> >

Benarkah Remaja Labil Punya Bakat Lakukan Tindakan Ekstrem hingga Membunuh? Ini Kata Psikolog

Peristiwa | 2 Desember 2024, 15:14 WIB
Ilustrasi tahanan. (Sumber: Istimewa via wartakotalive)

JAKARTA, KOMPAS.TV - Polisi menetapkan remaja berinisial MAS (14) tahun sebagai tersangka dalam kasus pembunuhan terhadap ayah dan neneknya di Lebak Bulus, Cilandak, Jakarta Selatan.

Kasi Humas Polres Metro Jakarta Selatan AKP Nurma Dewi menyebut penetapan tersangka berdasarkan alat bukti yang cukup. 

Menurut penjelasannya, MAS juga telah mengakui perbuatannya kepada pihak kepolisian.

"Iya dia mengakui, tapi untuk sementara ini tetap kita dalami," ujarn Nurma.

Kasus-kasus pembunuhan yang dilakukan remaja generasi Z seperti yang terjadi di Lebak Bulus membuat masyarakat berpikir bagaimana orangtua memberi edukasi di mana setiap individu memiliki kebutuhan yang berbeda-beda.

Baca Juga: Kasus Anak Bunuh Ayah dan Neneknya di Lebak Bulus: Polisi Periksa Pihak Sekolah, Dalami soal Ini

Psikolog forensik Kassandra Putranto menjelaskan ada 4 faktor yang dapat menyebabkan seseorang, terutama remaja, melakukan tindakan ekstrem seperti kasus pembunuhan anak bunuh ayah dan nenek di Lebak Bulus.

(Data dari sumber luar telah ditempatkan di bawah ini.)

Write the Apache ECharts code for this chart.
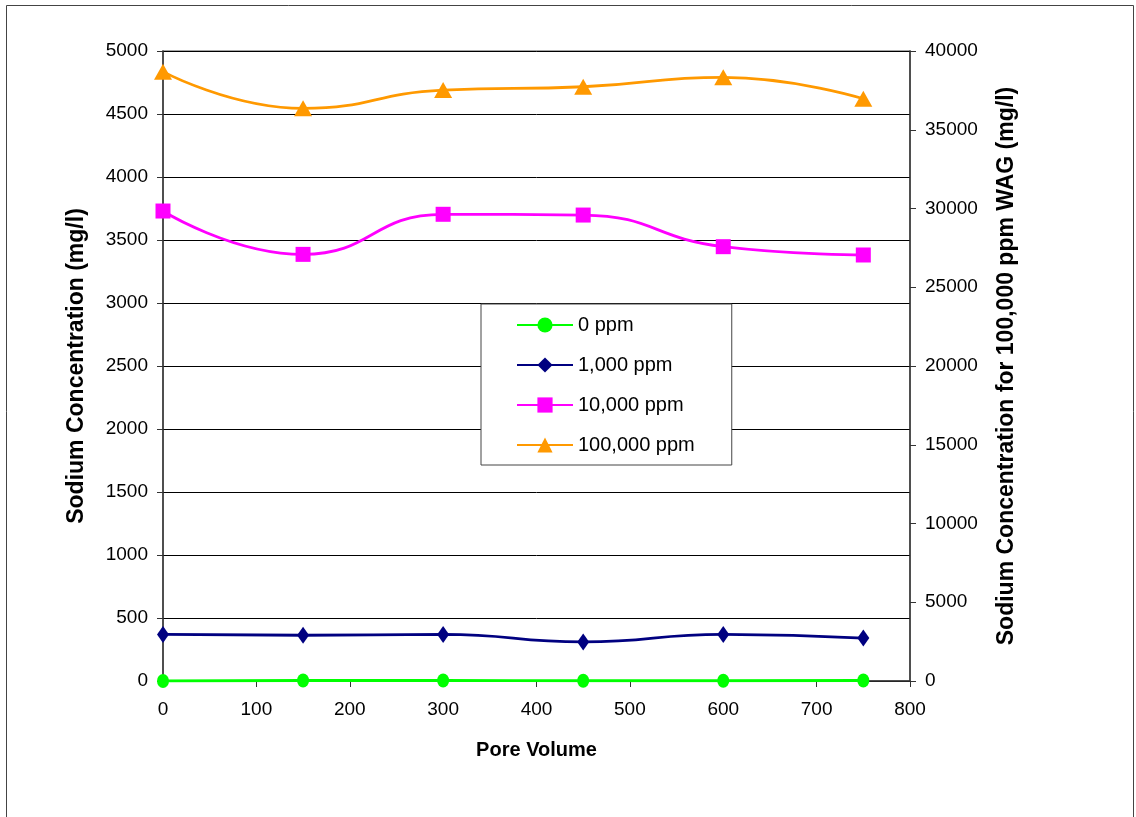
<!DOCTYPE html>
<html><head><meta charset="utf-8">
<script src="https://cdn.jsdelivr.net/npm/echarts@6/dist/echarts.min.js"></script>
<style>html,body{margin:0;padding:0;background:#fff}#c{width:1136px;height:817px}</style>
</head><body><div id="c"></div>
<script>
const poreVolume = [0, 150, 300, 450, 600, 750];
const ppm0 = [0, 4, 4, 2, 2, 4];
const ppm1000 = [370, 363, 370, 310, 370, 341];
const ppm10000 = [3730, 3386, 3704, 3698, 3447, 3381];
const ppm100000 = [38690, 36360, 37520, 37730, 38330, 36970];
const seriesNames = ['0 ppm', '1,000 ppm', '10,000 ppm', '100,000 ppm'];

const font = 'Liberation Sans, Arial, sans-serif';
const pair = (ys) => poreVolume.map((x, i) => [x, ys[i]]);
const chart = echarts.init(document.getElementById('c'));
const mk = (name, data, color, symbol, size, yIdx) => ({
  name, type: 'line', data: pair(data), yAxisIndex: yIdx, smooth: 0.5,
  symbol, symbolSize: size, showSymbol: true,
  lineStyle: { color, width: 2.8 }, itemStyle: { color },
  z: 5
});
const tickLabel = { fontFamily: font, fontSize: 19, color: '#000', margin: 15, formatter: (v) => String(v) };
chart.setOption({
  animation: false,
  textStyle: { fontFamily: font },
  graphic: [{
    type: 'rect', shape: { x: 6.5, y: 5.5, width: 1127, height: 830 },
    style: { fill: 'none', stroke: '#444', lineWidth: 1 }, z: -1
  }],
  grid: { left: 163, right: 226, top: 51, height: 630, show: true, borderColor: '#888', borderWidth: 1.5 },
  legend: {
    left: 481, top: 304, orient: 'vertical', itemGap: 20,
    padding: [11, 37, 10, 35], borderColor: '#444', borderWidth: 1, backgroundColor: '#fff',
    itemWidth: 56, itemHeight: 19,
    textStyle: { fontFamily: font, fontSize: 20, color: '#000' },
    data: seriesNames
  },
  xAxis: {
    type: 'value', min: 0, max: 800, interval: 100,
    name: 'Pore Volume', nameLocation: 'middle', nameGap: 59,
    nameTextStyle: { fontFamily: font, fontSize: 20, fontWeight: 'bold', color: '#000' },
    axisLine: { show: true, onZero: false, lineStyle: { color: '#333', width: 1.5 } },
    axisTick: { show: true, length: 6, lineStyle: { color: '#333' } },
    axisLabel: Object.assign({}, tickLabel, { margin: 19 }),
    splitLine: { show: false }
  },
  yAxis: [{
    type: 'value', min: 0, max: 5000, interval: 500, position: 'left',
    name: 'Sodium Concentration (mg/l)', nameLocation: 'middle', nameGap: 75, nameRotate: 90,
    nameTextStyle: { fontFamily: font, fontSize: 23, fontWeight: 'bold', color: '#000' },
    axisLine: { show: true, lineStyle: { color: '#333', width: 1.5 } },
    axisTick: { show: true, length: 6, lineStyle: { color: '#333' } },
    axisLabel: tickLabel,
    splitLine: { show: true, lineStyle: { color: '#000', width: 1 } }
  }, {
    type: 'value', min: 0, max: 40000, interval: 5000, position: 'right',
    name: 'Sodium Concentration for 100,000 ppm WAG (mg/l)', nameLocation: 'middle', nameGap: 85, nameRotate: 90,
    nameTextStyle: { fontFamily: font, fontSize: 23, fontWeight: 'bold', color: '#000' },
    axisLine: { show: true, lineStyle: { color: '#333', width: 1.5 } },
    axisTick: { show: true, length: 6, lineStyle: { color: '#333' } },
    axisLabel: tickLabel,
    splitLine: { show: false }
  }],
  series: [
    mk(seriesNames[0], ppm0, '#00ff00', 'circle', [12, 14], 0),
    mk(seriesNames[1], ppm1000, '#000080', 'diamond', [12, 17], 0),
    mk(seriesNames[2], ppm10000, '#ff00ff', 'rect', 15, 0),
    mk(seriesNames[3], ppm100000, '#ff9900', 'triangle', [18, 16], 1)
  ]
});
</script></body></html>
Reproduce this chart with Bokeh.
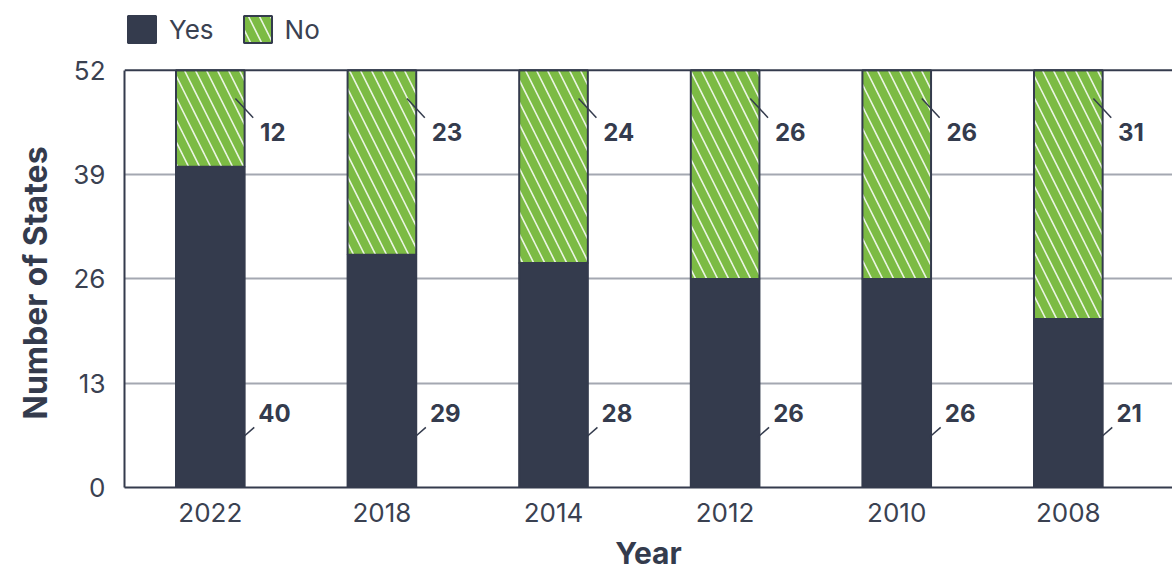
from bokeh.plotting import figure
from bokeh.models import Range1d, FixedTicker, Legend, LegendItem, Span, ColumnDataSource, Title
from bokeh.core.properties import value
from bokeh.embed import file_html
from bokeh.resources import INLINE

# ---- data ----
years = ["2022", "2018", "2014", "2012", "2010", "2008"]
yes_counts = [40, 29, 28, 26, 26, 21]
no_counts = [12, 23, 24, 26, 26, 31]
y_ticks = [0, 13, 26, 39, 52]

# ---- styles ----
DARK = "#343b4d"
GREEN = "#7cbb44"
GRID = "#a4a8b1"
TEXT = "#3a4151"
FONT = "Inter"
Y_MAX = 52
Y_TOP = 60.71  # room for the legend above the 52 line

idx = list(range(len(years)))
tops = [y + n for y, n in zip(yes_counts, no_counts)]

p = figure(width=1172, height=573, output_backend="svg", toolbar_location=None,
           x_range=Range1d(-0.5, 5.607), y_range=Range1d(0, Y_TOP),
           min_border_left=124, min_border_top=0, min_border_right=0, min_border_bottom=85)
p.outline_line_color = None
p.background_fill_color = "white"
p.border_fill_color = "white"

yes_r = p.vbar(x=idx, top=yes_counts, bottom=0, width=0.4, fill_color=DARK, line_color=DARK, line_width=2)
no_r = p.vbar(x=idx, top=tops, bottom=yes_counts, width=0.4, fill_color=GREEN, line_color=DARK, line_width=2,
              hatch_pattern="\\", hatch_color="white", hatch_alpha=0.85, hatch_scale=22, hatch_weight=1.6)

p.add_layout(Span(location=Y_MAX, dimension="width", line_color=DARK, line_width=2))

# value labels with leader lines
NO_LABEL_Y = 44.3
YES_LABEL_Y = 9.3
src_no = ColumnDataSource(dict(x=[i + 0.29 for i in idx], y=[NO_LABEL_Y] * len(idx), t=[str(v) for v in no_counts]))
src_yes = ColumnDataSource(dict(x=[i + 0.28 for i in idx], y=[YES_LABEL_Y] * len(idx), t=[str(v) for v in yes_counts]))
p.text(x="x", y="y", text="t", source=src_no, text_font=value(FONT), text_font_style="bold",
       text_font_size="24px", text_color=DARK, text_align="left", text_baseline="middle")
p.text(x="x", y="y", text="t", source=src_yes, text_font=value(FONT), text_font_style="bold",
       text_font_size="24px", text_color=DARK, text_align="left", text_baseline="middle")
p.segment(x0=[i + 0.146 for i in idx], y0=[48.5] * len(idx), x1=[i + 0.25 for i in idx], y1=[46.1] * len(idx),
          line_color=DARK, line_width=1.5)
p.segment(x0=[i + 0.192 for i in idx], y0=[6.3] * len(idx), x1=[i + 0.256 for i in idx], y1=[7.5] * len(idx),
          line_color=DARK, line_width=1.5)

# axes
p.yaxis.ticker = FixedTicker(ticks=y_ticks)
p.yaxis.bounds = (0, Y_MAX)
p.xaxis.ticker = FixedTicker(ticks=idx)
p.xaxis.major_label_overrides = {i: y for i, y in zip(idx, years)}
for ax in (p.xaxis[0], p.yaxis[0]):
    ax.axis_line_color = DARK
    ax.axis_line_width = 2
    ax.major_tick_line_color = None
    ax.minor_tick_line_color = None
    ax.major_label_text_font = FONT
    ax.major_label_text_font_size = "26px"
    ax.major_label_text_color = TEXT
    ax.axis_label_text_font = FONT
    ax.axis_label_text_font_size = "30px"
    ax.axis_label_text_font_style = "bold"
    ax.axis_label_text_color = DARK
p.xaxis.axis_label = "Year"
p.yaxis.major_label_standoff = 13
p.xaxis.major_label_standoff = 9
p.xaxis.axis_label_standoff = 10

# y axis title, centred on the 0..52 span
p.add_layout(Title(text="Number of States", align="left", vertical_align="top", offset=68, standoff=28,
                   text_font=FONT, text_font_size="32px", text_font_style="bold", text_color=DARK), "left")

p.xgrid.grid_line_color = None
p.ygrid.grid_line_color = GRID
p.ygrid.grid_line_width = 2
p.ygrid.ticker = FixedTicker(ticks=[13, 26, 39])

legend = Legend(items=[LegendItem(label="Yes", renderers=[yes_r]), LegendItem(label="No", renderers=[no_r])],
                orientation="horizontal", location=(0, 441), glyph_width=35, glyph_height=34,
                label_text_font=FONT, label_text_font_size="26px", label_text_color=TEXT,
                label_standoff=10, spacing=26, padding=0, margin=0,
                border_line_alpha=0, background_fill_alpha=0)
p.add_layout(legend, "center")

open("out.html", "w").write(file_html(p, INLINE))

"Pertama ada berbagai masalah gangguan mental emosional, gangguan kepribadian dan gangguan jiwa berpotensi dapat memicu perilaku agresif dan kekerasan. Perilaku agresif ini juga bisa disebabkan oleh gangguan impulsif (impulse control disorders), yang menyebabkan individu sulit mengendalikan dorongan untuk melakukan tindakan ekstrem dalam situasi tertentu, misalnya kemarahan atau frustrasi yang tidak bisa diatasi dengan cara yang lebih sehat," ujar Kassandra seperti dihubungi KompasTV, Senin (2/12/2024).

"Kedua, anak-anak yang dibesarkan dalam lingkungan keluarga yang penuh kekerasan atau kecemasan seringkali mengalami kesulitan dalam mengelola emosi dan berisiko untuk menunjukkan perilaku agresif, termasuk terhadap orang yang dekat dengan mereka seperti orangtua atau saudara."

"Ketiga, remaja seringkali terjebak dalam konflik internal yang sangat besar, seperti pencarian identitas, tekanan teman sebaya, atau masalah akademis. Stres yang tidak terkelola dengan baik, disertai dengan kurangnya keterampilan koping (coping skills), bisa mendorong remaja untuk melepaskan emosi mereka dengan cara yang destruktif, termasuk kekerasan," ujarnya.